Introduction about web scraping
Introduction about GitHub and the problem statement
Mention the tools you're using (Python, requests, Beautiful Soup, Pandas)

# Here are the steps we'll follow:

We're going to scrape https://github.com/topics
We'll get a list of topics.
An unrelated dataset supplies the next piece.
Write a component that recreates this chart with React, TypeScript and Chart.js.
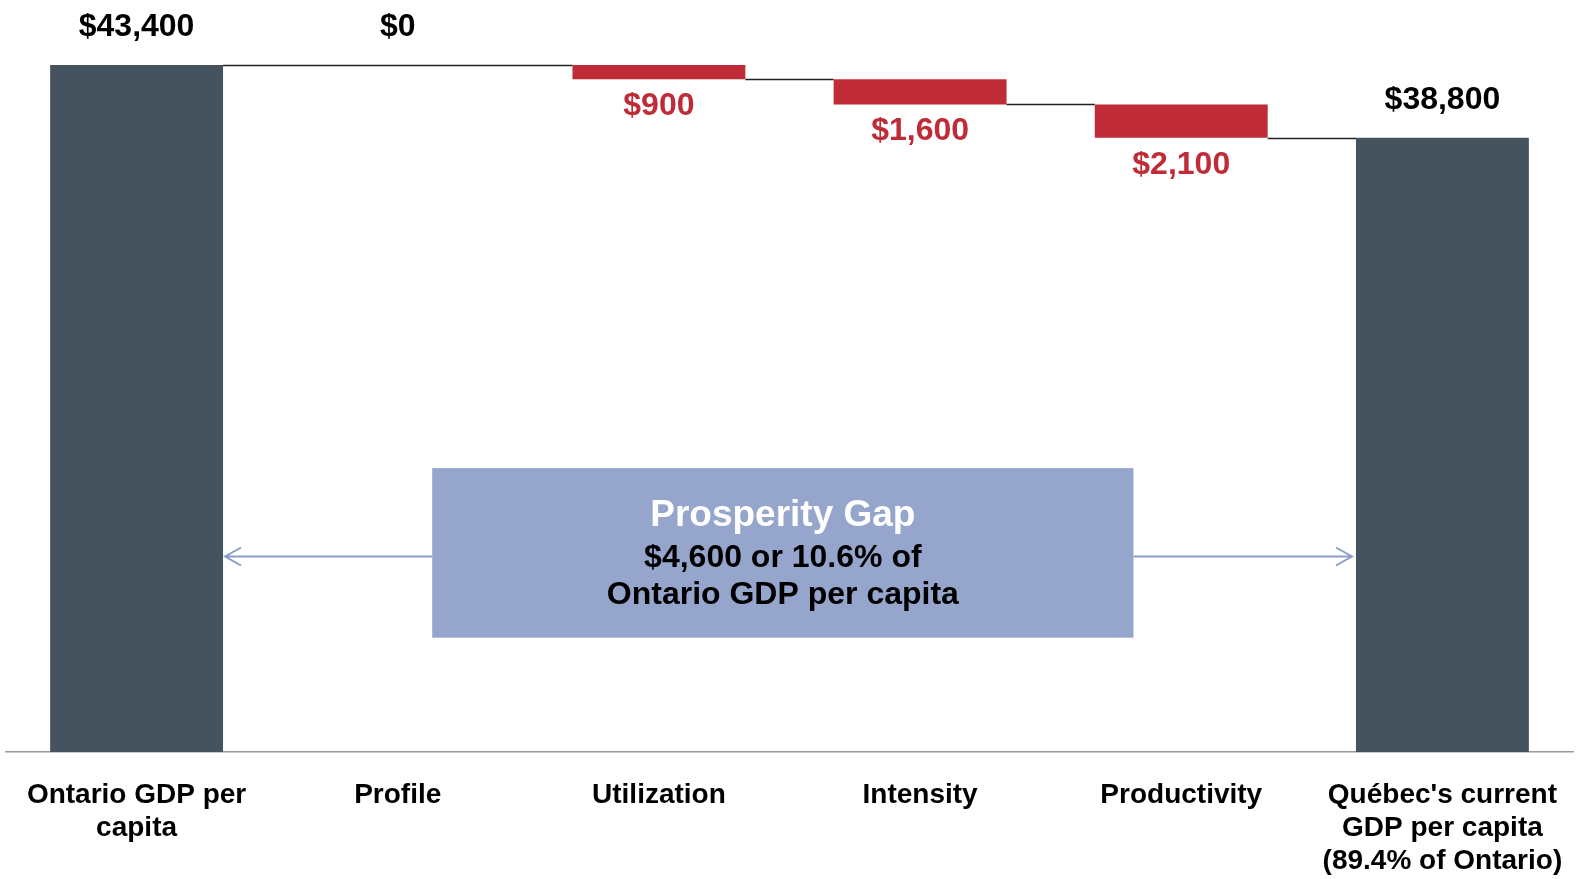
import React, { useEffect, useRef } from "react";
import { Chart, registerables } from "chart.js";

Chart.register(...registerables);

const categories: (string | string[])[] = [
  ["Ontario GDP per", "capita"],
  "Profile",
  "Utilization",
  "Intensity",
  "Productivity",
  ["Québec's current", "GDP per capita", "(89.4% of Ontario)"],
];
const startValue = 43400;
const changes = [0, -900, -1600, -2100];
const endValue = 38800;
const valueLabels = ["$43,400", "$0", "$900", "$1,600", "$2,100", "$38,800"];

const FONT = "'Liberation Sans', Arial, sans-serif";
const DARK = "#45535E";
const RED = "#BF2B37";
const BOX = "#95A5CC";
const ARROW = "#8C9DC9";

function buildRanges() {
  const ranges: [number, number][] = [[0, startValue]];
  const levels: number[] = [startValue];
  let level = startValue;
  for (const c of changes) {
    const next = level + c;
    ranges.push([Math.min(level, next), Math.max(level, next)]);
    level = next;
    levels.push(level);
  }
  ranges.push([0, endValue]);
  return { ranges, levels };
}

export default function App() {
  const ref = useRef<HTMLCanvasElement | null>(null);

  useEffect(() => {
    if (!ref.current) return;
    const { ranges, levels } = buildRanges();
    const isTotal = (i: number) => i === 0 || i === categories.length - 1;
    const colors = ranges.map((_, i) => (isTotal(i) ? DARK : RED));

    const plugin = {
      id: "waterfallExtras",
      beforeDatasetsDraw(chart: any) {
        const ctx = chart.ctx;
        const ys = chart.scales.y;
        const meta = chart.getDatasetMeta(0);
        ctx.save();
        ctx.strokeStyle = "#222";
        ctx.lineWidth = 1.3;
        for (let i = 0; i < levels.length; i++) {
          const y = Math.round(ys.getPixelForValue(levels[i])) + 0.5;
          const a = meta.data[i];
          const b = meta.data[i + 1];
          const zeroNext = ranges[i + 1][0] === ranges[i + 1][1];
          if (zeroNext) continue;
          let startX = a.x + a.width / 2;
          if (ranges[i][0] === ranges[i][1] && i > 0) {
            const p = meta.data[i - 1];
            startX = p.x + p.width / 2;
          }
          ctx.beginPath();
          ctx.moveTo(startX, y);
          ctx.lineTo(b.x - b.width / 2, y);
          ctx.stroke();
        }
        ctx.restore();
      },
      afterDatasetsDraw(chart: any) {
        const ctx = chart.ctx;
        const xs = chart.scales.x;
        const ys = chart.scales.y;
        const area = chart.chartArea;
        const meta = chart.getDatasetMeta(0);
        ctx.save();
        // value labels
        ctx.textAlign = "center";
        ctx.textBaseline = "middle";
        ctx.font = `bold 32px ${FONT}`;
        ranges.forEach((r, i) => {
          const x = xs.getPixelForValue(i);
          const neg = !isTotal(i) && changes[i - 1] < 0;
          if (neg) {
            ctx.fillStyle = RED;
            ctx.fillText(valueLabels[i], x, ys.getPixelForValue(r[0]) + 27);
          } else {
            ctx.fillStyle = "#000";
            ctx.fillText(valueLabels[i], x, ys.getPixelForValue(r[1]) - 38);
          }
        });

        // annotation box
        const w = area.right - area.left;
        const h = area.bottom - area.top;
        const bx1 = area.left + w * 0.272;
        const bx2 = area.left + w * 0.7195;
        const by1 = area.top + h * 0.6225;
        const by2 = area.top + h * 0.848;
        ctx.fillStyle = BOX;
        ctx.fillRect(bx1, by1, bx2 - bx1, by2 - by1);
        const cx = (bx1 + bx2) / 2;
        const cy = (by1 + by2) / 2;
        ctx.fillStyle = "#fff";
        ctx.font = `bold 37px ${FONT}`;
        ctx.fillText("Prosperity Gap", cx, cy - 37);
        ctx.fillStyle = "#000";
        ctx.font = `bold 32px ${FONT}`;
        ctx.fillText("$4,600 or 10.6% of", cx, cy + 5);
        ctx.fillText("Ontario GDP per capita", cx, cy + 42);

        // arrows
        const ay = Math.round(area.top + h * 0.739) + 0.5;
        const first = meta.data[0];
        const last = meta.data[meta.data.length - 1];
        const leftTip = first.x + first.width / 2 + 2;
        const rightTip = last.x - last.width / 2 - 4;
        ctx.strokeStyle = ARROW;
        ctx.lineWidth = 2;
        ctx.beginPath();
        ctx.moveTo(bx1, ay);
        ctx.lineTo(leftTip, ay);
        ctx.moveTo(leftTip + 16, ay - 9);
        ctx.lineTo(leftTip, ay);
        ctx.lineTo(leftTip + 16, ay + 9);
        ctx.moveTo(bx2, ay);
        ctx.lineTo(rightTip, ay);
        ctx.moveTo(rightTip - 16, ay - 9);
        ctx.lineTo(rightTip, ay);
        ctx.lineTo(rightTip - 16, ay + 9);
        ctx.stroke();
        ctx.restore();
      },
    };

    const chart = new Chart(ref.current, {
      type: "bar",
      data: {
        labels: categories,
        datasets: [
          {
            data: ranges as any,
            backgroundColor: colors,
            borderWidth: 0,
            barPercentage: 0.662,
            categoryPercentage: 1,
            borderSkipped: false,
          },
        ],
      },
      options: {
        responsive: false,
        animation: false,
        layout: { padding: { left: 6, right: 3, top: 0, bottom: 0 } },
        plugins: { legend: { display: false }, tooltip: { enabled: false } },
        scales: {
          y: { display: false, min: 0, max: 47500 },
          x: {
            grid: { display: false },
            border: { display: true, color: "#9a9a9a", width: 1.5 },
            ticks: {
              color: "#000",
              font: { family: FONT, size: 28, weight: "bold", lineHeight: 1.18 },
              padding: 19,
              maxRotation: 0,
              autoSkip: false,
            },
            afterFit(scale: any) {
              scale.height = 127;
              scale.paddingLeft = 0;
              scale.paddingRight = 0;
            },
          },
        },
      },
      plugins: [plugin],
    });
    return () => chart.destroy();
  }, []);

  return (
    <div style={{ position: "absolute", left: 0, top: 0, width: 1576, height: 879, background: "#fff" }}>
      <canvas ref={ref} width={1576} height={879} style={{ display: "block" }} />
    </div>
  );
}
For each topic, we'll get topic title, topic page URL and topic description
For each topic, we'll get the top 25 repositories in the topic from the topic page
For each repository, we'll grab the repo name, username, stars and repo URL
For each topic we'll create a CSV file in the following format:
### Repo Name,Username,Stars,Repo URL
     three.js,mrdoob,69700,https://github.com/mrdoob/three.js
     libgdx,libgdx,18300,https://github.com/libgdx/libgdx

### Getting the First 30 topics alphabetically

## USE the requests library to download web pages

In [2]:
!pip install requests --quiet

In [3]:
import requests

In [18]:
topics_url='https://github.com/topics'

In [19]:
response = requests.get(topics_url)

In [20]:
response.status_code

200

In [21]:
page_contents = response.text
len(page_contents)

155303

In [76]:
page_contents[:10]

'\n\n<!DOCTYP'

In [23]:
with open('webpage.html', 'w', encoding='utf-8') as f:
    f.write(page_contents)

### USe Beautiful soup to parse and extract information


In [24]:
!pip install beautifulsoup4 --upgrade --quiet

In [25]:
from bs4 import BeautifulSoup

In [26]:
doc = BeautifulSoup(page_contents,'html.parser')
len(doc)

5

In [46]:
# selection_class=class="f3 lh-condensed mb-0 mt-1 Link--primary"'
topic_title_tags = doc.find_all('p',{'class':"f3 lh-condensed mb-0 mt-1 Link--primary"})

In [47]:
len(topic_title_tags)

30

In [48]:
topic_title_tags[:5]

[<p class="f3 lh-condensed mb-0 mt-1 Link--primary">3D</p>,
 <p class="f3 lh-condensed mb-0 mt-1 Link--primary">Ajax</p>,
 <p class="f3 lh-condensed mb-0 mt-1 Link--primary">Algorithm</p>,
 <p class="f3 lh-condensed mb-0 mt-1 Link--primary">Amp</p>,
 <p class="f3 lh-condensed mb-0 mt-1 Link--primary">Android</p>]

In [32]:
desc_selector='f5 color-fg-muted mb-0 mt-1'
topic_desc_tags=doc.find_all('p',{'class':desc_selector})

In [33]:
topic_desc_tags[:5]

[<p class="f5 color-fg-muted mb-0 mt-1">
           3D refers to the use of three-dimensional graphics, modeling, and animation in various industries.
         </p>,
 <p class="f5 color-fg-muted mb-0 mt-1">
           Ajax is a technique for creating interactive web applications.
         </p>,
 <p class="f5 color-fg-muted mb-0 mt-1">
           Algorithms are self-contained sequences that carry out a variety of tasks.
         </p>,
 <p class="f5 color-fg-muted mb-0 mt-1">
           Amp is a non-blocking concurrency library for PHP.
         </p>,
 <p class="f5 color-fg-muted mb-0 mt-1">
           Android is an operating system built by Google designed for mobile devices.
         </p>]

In [37]:
 topic_link_tags=doc.find_all('a',{'class':'no-underline flex-1 d-flex flex-column'})

In [42]:
topic0_url = 'https://github.com'+topic_link_tags[0]['href']
print(topic0_url)

https://github.com/topics/3d


In [50]:
topic_titles = []
for topic in topic_title_tags:
    topic_titles.append(topic.text)
print(topic_titles)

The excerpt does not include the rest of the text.